And I still won't, because nobody would read it, just like I think almost nobody actually read carefully my three longer posts; they just skimmed them. That's why we get semi-nonsensical answers.
Hey I caught this part at least.
I don't know what I said in the past. I will say new things.
I am going to say this without using the terminology, because I don't want definitions of terminology to stand in the way of communicating functionality. It may be that all you care about is those definitions, but, I am explaining this interaction, not defining terms.
Normally when you play an Action card it does some stuff. It may also have stuff it does at other times, like Moat's reaction or Highway's while-in-play; we aren't concerned with those now but I haven't forgotten that they might be there. Anyway. You play an Action card, it does some stuff.
Enchantress says, don't do that stuff, for this one card played this one time, instead +1 Card +1 Action. The card is otherwise unaffected. The playing of the card is otherwise unaffected.
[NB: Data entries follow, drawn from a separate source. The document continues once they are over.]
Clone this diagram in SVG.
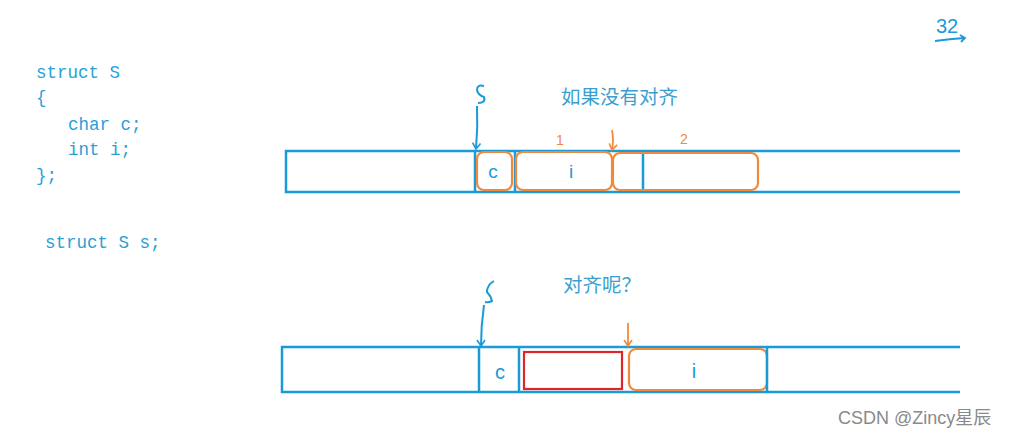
<svg xmlns="http://www.w3.org/2000/svg" width="1021" height="438" viewBox="0 0 1021 438">
<style>
.code{font-family:"Liberation Mono",monospace;font-size:17.5px;fill:#2a9fd6}
.cn{font-family:"Noto Sans CJK SC",sans-serif;font-size:19.5px;fill:#3a9fd0}
.bl{fill:none;stroke:#1a9ad6;stroke-width:2.5}
.or{fill:none;stroke:#ef8a3c;stroke-width:2.2}
.hand{font-family:"Liberation Sans",sans-serif;fill:#1a9ad6}
.ohand{font-family:"Liberation Sans",sans-serif;fill:#ef8a3c}
</style>
<defs>
<marker id="ab" markerWidth="10" markerHeight="10" refX="8" refY="5" orient="auto" markerUnits="userSpaceOnUse" viewBox="0 0 10 10"><path d="M2,1 L8,5 L2,9" fill="none" stroke="#1a9ad6" stroke-width="1.6"/></marker>
<marker id="ao" markerWidth="10" markerHeight="10" refX="8" refY="5" orient="auto" markerUnits="userSpaceOnUse" viewBox="0 0 10 10"><path d="M2,1 L8,5 L2,9" fill="none" stroke="#ef8a3c" stroke-width="1.6"/></marker>
</defs>
<rect width="1021" height="438" fill="#fff"/>
<g id="code">
<text class="code" x="36" y="78">struct S</text>
<text class="code" x="36" y="103">{</text>
<text class="code" x="68" y="130">char c;</text>
<text class="code" x="68" y="155">int i;</text>
<text class="code" x="36" y="181">};</text>
<text class="code" x="45" y="248">struct S s;</text>
</g>
<g id="mark32">
<text class="hand" x="936" y="33" font-size="20">32</text>
<path d="M935,41 Q950,39 964,38 M960,35 L965,38 L961,42" fill="none" stroke="#1a9ad6" stroke-width="1.8"/>
</g>
<g id="top-row">
<text class="cn" x="561" y="104">如果没有对齐</text>
<path class="bl" d="M960,151 H286 V192 H960 M475,151 V192 M515,151 V192 M643,151 V192"/>
<rect class="or" x="477" y="152" width="35" height="38" rx="7"/>
<rect class="or" x="516" y="152" width="96" height="38" rx="7"/>
<rect class="or" x="613" y="153" width="145" height="37" rx="7"/>
<text class="hand" x="493" y="178" font-size="19" text-anchor="middle">c</text>
<text class="hand" x="571" y="178" font-size="19" text-anchor="middle">i</text>
<text class="ohand" x="560" y="145" font-size="14" text-anchor="middle">1</text>
<text class="ohand" x="684" y="144" font-size="14" text-anchor="middle">2</text>
</g>
<g id="bottom-row">
<text class="cn" x="563" y="292">对齐呢？</text>
<path class="bl" d="M960,347 H282 V392 H960 M479,347 V392 M519,347 V392"/>
<rect x="524" y="352" width="98" height="37" fill="none" stroke="#e0242a" stroke-width="2.2"/>
<rect class="or" x="629" y="349" width="138" height="41" rx="7"/>
<path d="M767,347 V392" class="bl"/>
<text class="hand" x="500" y="379" font-size="20" text-anchor="middle">c</text>
<text class="hand" x="694" y="378" font-size="20" text-anchor="middle">i</text>
</g>
<g id="connectors">
<path d="M484,86 Q477,84 477,90 Q478,95 484,97 Q486,103 478,103" fill="none" stroke="#1a9ad6" stroke-width="2"/>
<path d="M477,106 Q478,127 476,149" fill="none" stroke="#1a9ad6" stroke-width="2" marker-end="url(#ab)"/>
<path d="M612,130 Q614,140 612,150" fill="none" stroke="#ef8a3c" stroke-width="1.8" marker-end="url(#ao)"/>
<path d="M494,281 Q487,285 487,292 Q491,296 492,301 Q488,303 485,302" fill="none" stroke="#1a9ad6" stroke-width="2"/>
<path d="M484,305 Q481,326 481,346" fill="none" stroke="#1a9ad6" stroke-width="2" marker-end="url(#ab)"/>
<path d="M628,323 V346" fill="none" stroke="#ef8a3c" stroke-width="1.8" marker-end="url(#ao)"/>
</g>
<text x="838" y="424" font-family="Liberation Sans,'Noto Sans CJK SC',sans-serif" font-size="18" fill="#8a8a8a">CSDN @Zincy星辰</text>
</svg>
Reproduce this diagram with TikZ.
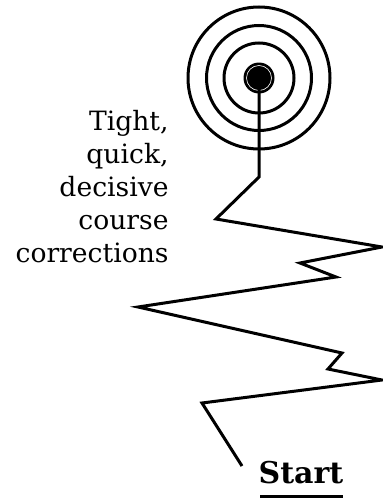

Royal Carriage says, after you're done dealing with having played an Action card, not meaning you're done with stuff like calling Royal Carriage ha ha, you get a chance to call this and well you know, what Royal Carriage does. I mean Royal Carriage isn't necessary here, it's exactly the same for Coin of the Realm.
Maybe someone is thinking, but Enchantress changed what the card did so the card never did it so Royal Carriage can't be called. No. That's not what happens. Royal Carriage doesn't say "At the point at which you'd be done following those instructions if only you'd followed those instructions" or "after you follow the instructions or do some other crazy thing like Enchantress," but that's okay, that game is unplayable.
"In-between Action plays" is a hard-to-phrase concept. I was not happy with the phrasing on Royal Carriage, changed it for the new printings, and still it seems like it could be better. I am not putting in the work here today but note that Citadel has a similar timing and yet a much different phrasing.